● **SET TASK**
Without the pictures, write out all the lines below exactly as they appear.

*** DATA EXCERPT ***

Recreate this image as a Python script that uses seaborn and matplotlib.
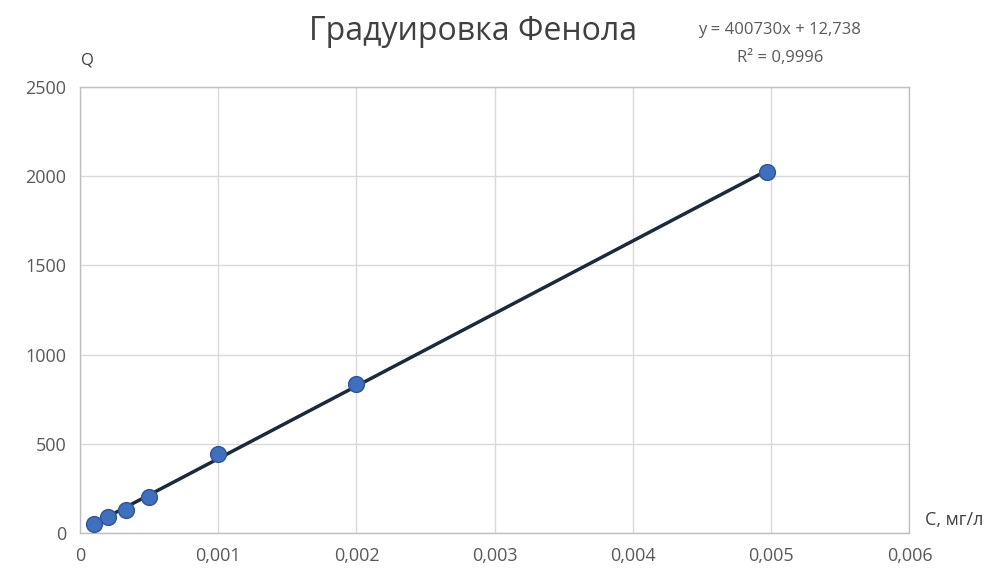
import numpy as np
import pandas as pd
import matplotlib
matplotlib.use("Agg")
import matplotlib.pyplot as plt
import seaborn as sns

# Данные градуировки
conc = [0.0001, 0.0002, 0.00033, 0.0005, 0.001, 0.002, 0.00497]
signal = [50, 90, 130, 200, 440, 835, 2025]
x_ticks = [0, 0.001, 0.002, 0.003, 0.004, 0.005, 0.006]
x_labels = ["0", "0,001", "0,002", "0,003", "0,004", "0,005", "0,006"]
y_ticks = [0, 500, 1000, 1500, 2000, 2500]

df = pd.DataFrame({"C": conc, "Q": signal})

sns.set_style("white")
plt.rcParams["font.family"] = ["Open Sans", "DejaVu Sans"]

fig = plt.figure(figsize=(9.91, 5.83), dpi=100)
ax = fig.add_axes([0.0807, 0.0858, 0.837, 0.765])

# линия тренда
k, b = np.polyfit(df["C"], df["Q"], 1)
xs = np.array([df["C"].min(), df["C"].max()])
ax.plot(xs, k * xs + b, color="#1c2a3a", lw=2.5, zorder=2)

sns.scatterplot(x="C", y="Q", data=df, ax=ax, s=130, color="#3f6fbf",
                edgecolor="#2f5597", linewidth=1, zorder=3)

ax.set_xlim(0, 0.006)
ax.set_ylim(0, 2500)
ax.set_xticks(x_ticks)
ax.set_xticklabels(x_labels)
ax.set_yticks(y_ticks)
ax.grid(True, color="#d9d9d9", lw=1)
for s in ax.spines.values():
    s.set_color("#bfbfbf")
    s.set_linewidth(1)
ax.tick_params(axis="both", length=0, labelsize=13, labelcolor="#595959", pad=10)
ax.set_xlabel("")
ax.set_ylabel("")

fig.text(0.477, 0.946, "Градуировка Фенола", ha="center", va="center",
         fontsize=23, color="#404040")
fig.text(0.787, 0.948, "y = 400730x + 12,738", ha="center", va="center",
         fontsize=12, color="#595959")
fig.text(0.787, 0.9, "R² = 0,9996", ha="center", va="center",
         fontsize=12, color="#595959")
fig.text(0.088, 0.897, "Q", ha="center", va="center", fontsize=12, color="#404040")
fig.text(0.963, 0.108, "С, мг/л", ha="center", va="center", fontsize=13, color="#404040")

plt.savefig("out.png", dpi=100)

***

● **OUTPUT FOR THIS EXERCISE**
Recreate this image as a Python script that uses seaborn and matplotlib.
import numpy as np
import pandas as pd
import matplotlib
matplotlib.use("Agg")
import matplotlib.pyplot as plt
import seaborn as sns

# Данные градуировки
conc = [0.0001, 0.0002, 0.00033, 0.0005, 0.001, 0.002, 0.00497]
signal = [50, 90, 130, 200, 440, 835, 2025]
x_ticks = [0, 0.001, 0.002, 0.003, 0.004, 0.005, 0.006]
x_labels = ["0", "0,001", "0,002", "0,003", "0,004", "0,005", "0,006"]
y_ticks = [0, 500, 1000, 1500, 2000, 2500]

df = pd.DataFrame({"C": conc, "Q": signal})

sns.set_style("white")
plt.rcParams["font.family"] = ["Open Sans", "DejaVu Sans"]

fig = plt.figure(figsize=(9.91, 5.83), dpi=100)
ax = fig.add_axes([0.0807, 0.0858, 0.837, 0.765])

# линия тренда
k, b = np.polyfit(df["C"], df["Q"], 1)
xs = np.array([df["C"].min(), df["C"].max()])
ax.plot(xs, k * xs + b, color="#1c2a3a", lw=2.5, zorder=2)

sns.scatterplot(x="C", y="Q", data=df, ax=ax, s=130, color="#3f6fbf",
                edgecolor="#2f5597", linewidth=1, zorder=3)

ax.set_xlim(0, 0.006)
ax.set_ylim(0, 2500)
ax.set_xticks(x_ticks)
ax.set_xticklabels(x_labels)
ax.set_yticks(y_ticks)
ax.grid(True, color="#d9d9d9", lw=1)
for s in ax.spines.values():
    s.set_color("#bfbfbf")
    s.set_linewidth(1)
ax.tick_params(axis="both", length=0, labelsize=13, labelcolor="#595959", pad=10)
ax.set_xlabel("")
ax.set_ylabel("")

fig.text(0.477, 0.946, "Градуировка Фенола", ha="center", va="center",
         fontsize=23, color="#404040")
fig.text(0.787, 0.948, "y = 400730x + 12,738", ha="center", va="center",
         fontsize=12, color="#595959")
fig.text(0.787, 0.9, "R² = 0,9996", ha="center", va="center",
         fontsize=12, color="#595959")
fig.text(0.088, 0.897, "Q", ha="center", va="center", fontsize=12, color="#404040")
fig.text(0.963, 0.108, "С, мг/л", ha="center", va="center", fontsize=13, color="#404040")

plt.savefig("out.png", dpi=100)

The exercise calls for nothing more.